Exercise description: Leave out the pictures; transcribe all else exactly.

Material:
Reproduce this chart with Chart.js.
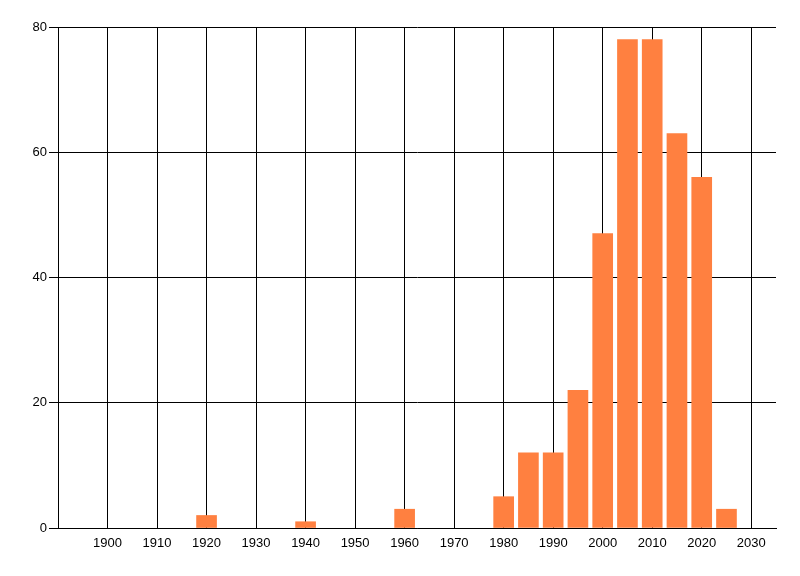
<!DOCTYPE html>
<html>
<head>
<meta charset="utf-8">
<script src="https://cdn.jsdelivr.net/npm/chart.js@4/dist/chart.umd.min.js"></script>
<style>
  html, body { margin: 0; padding: 0; background: #fff; }
  #wrap { width: 800px; height: 576px; }
</style>
</head>
<body>
<div id="wrap"><canvas id="yearChart"></canvas></div>
<script>
var years = [1920, 1940, 1960, 1980, 1985, 1990, 1995, 2000, 2005, 2010, 2015, 2020, 2025];
var counts = [2, 1, 3, 5, 12, 12, 22, 47, 78, 78, 63, 56, 3];
var xTicks = [1900, 1910, 1920, 1930, 1940, 1950, 1960, 1970, 1980, 1990, 2000, 2010, 2020, 2030];
var yTicks = [0, 20, 40, 60, 80];

function yearChart(){
    var points = years.map(function(y, i){ return {x: y, y: counts[i]}; });
    var tickFont = { family: "'Liberation Sans Narrow', 'Liberation Sans', Arial, sans-serif", size: 13 };

    new Chart("yearChart", {
        type: "bar",
        data: {
            datasets: [{
                data: points,
                backgroundColor: "#FF8040",
                borderWidth: 0,
                barThickness: 20
            }]
        },
        options: {
            responsive: true,
            maintainAspectRatio: false,
            animation: false,
            layout: { padding: { top: 27, right: 24, left: 0, bottom: 0 } },
            plugins: {
                legend: { display: false },
                title: { display: false },
                tooltip: { enabled: false }
            },
            scales: {
                x: {
                    type: "linear",
                    min: 1890,
                    max: 2035,
                    offset: false,
                    afterBuildTicks: function(scale){
                        scale.ticks = xTicks.map(function(v){ return {value: v}; });
                    },
                    afterFit: function(scale){ scale.height = 48; },
                    grid: { color: "#000", lineWidth: 1, drawTicks: false, offset: false },
                    border: { color: "#000", width: 1 },
                    ticks: { color: "#000", font: tickFont, padding: 8, maxRotation: 0, autoSkip: false,
                        callback: function(v){ return String(v); } }
                },
                y: {
                    min: 0,
                    max: 80,
                    afterBuildTicks: function(scale){
                        scale.ticks = yTicks.map(function(v){ return {value: v}; });
                    },
                    afterFit: function(scale){ scale.width = 58; },
                    grid: { color: "#000", lineWidth: 1, drawTicks: true, tickLength: 9 },
                    border: { color: "#000", width: 1 },
                    ticks: { color: "#000", font: tickFont, padding: 2 }
                }
            }
        }
    });
}

yearChart();
</script>
</body>
</html>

Solution to this problem:
Reproduce this chart with Chart.js.
<!DOCTYPE html>
<html>
<head>
<meta charset="utf-8">
<script src="https://cdn.jsdelivr.net/npm/chart.js@4/dist/chart.umd.min.js"></script>
<style>
  html, body { margin: 0; padding: 0; background: #fff; }
  #wrap { width: 800px; height: 576px; }
</style>
</head>
<body>
<div id="wrap"><canvas id="yearChart"></canvas></div>
<script>
var years = [1920, 1940, 1960, 1980, 1985, 1990, 1995, 2000, 2005, 2010, 2015, 2020, 2025];
var counts = [2, 1, 3, 5, 12, 12, 22, 47, 78, 78, 63, 56, 3];
var xTicks = [1900, 1910, 1920, 1930, 1940, 1950, 1960, 1970, 1980, 1990, 2000, 2010, 2020, 2030];
var yTicks = [0, 20, 40, 60, 80];

function yearChart(){
    var points = years.map(function(y, i){ return {x: y, y: counts[i]}; });
    var tickFont = { family: "'Liberation Sans Narrow', 'Liberation Sans', Arial, sans-serif", size: 13 };

    new Chart("yearChart", {
        type: "bar",
        data: {
            datasets: [{
                data: points,
                backgroundColor: "#FF8040",
                borderWidth: 0,
                barThickness: 20
            }]
        },
        options: {
            responsive: true,
            maintainAspectRatio: false,
            animation: false,
            layout: { padding: { top: 27, right: 24, left: 0, bottom: 0 } },
            plugins: {
                legend: { display: false },
                title: { display: false },
                tooltip: { enabled: false }
            },
            scales: {
                x: {
                    type: "linear",
                    min: 1890,
                    max: 2035,
                    offset: false,
                    afterBuildTicks: function(scale){
                        scale.ticks = xTicks.map(function(v){ return {value: v}; });
                    },
                    afterFit: function(scale){ scale.height = 48; },
                    grid: { color: "#000", lineWidth: 1, drawTicks: false, offset: false },
                    border: { color: "#000", width: 1 },
                    ticks: { color: "#000", font: tickFont, padding: 8, maxRotation: 0, autoSkip: false,
                        callback: function(v){ return String(v); } }
                },
                y: {
                    min: 0,
                    max: 80,
                    afterBuildTicks: function(scale){
                        scale.ticks = yTicks.map(function(v){ return {value: v}; });
                    },
                    afterFit: function(scale){ scale.width = 58; },
                    grid: { color: "#000", lineWidth: 1, drawTicks: true, tickLength: 9 },
                    border: { color: "#000", width: 1 },
                    ticks: { color: "#000", font: tickFont, padding: 2 }
                }
            }
        }
    });
}

yearChart();
</script>
</body>
</html>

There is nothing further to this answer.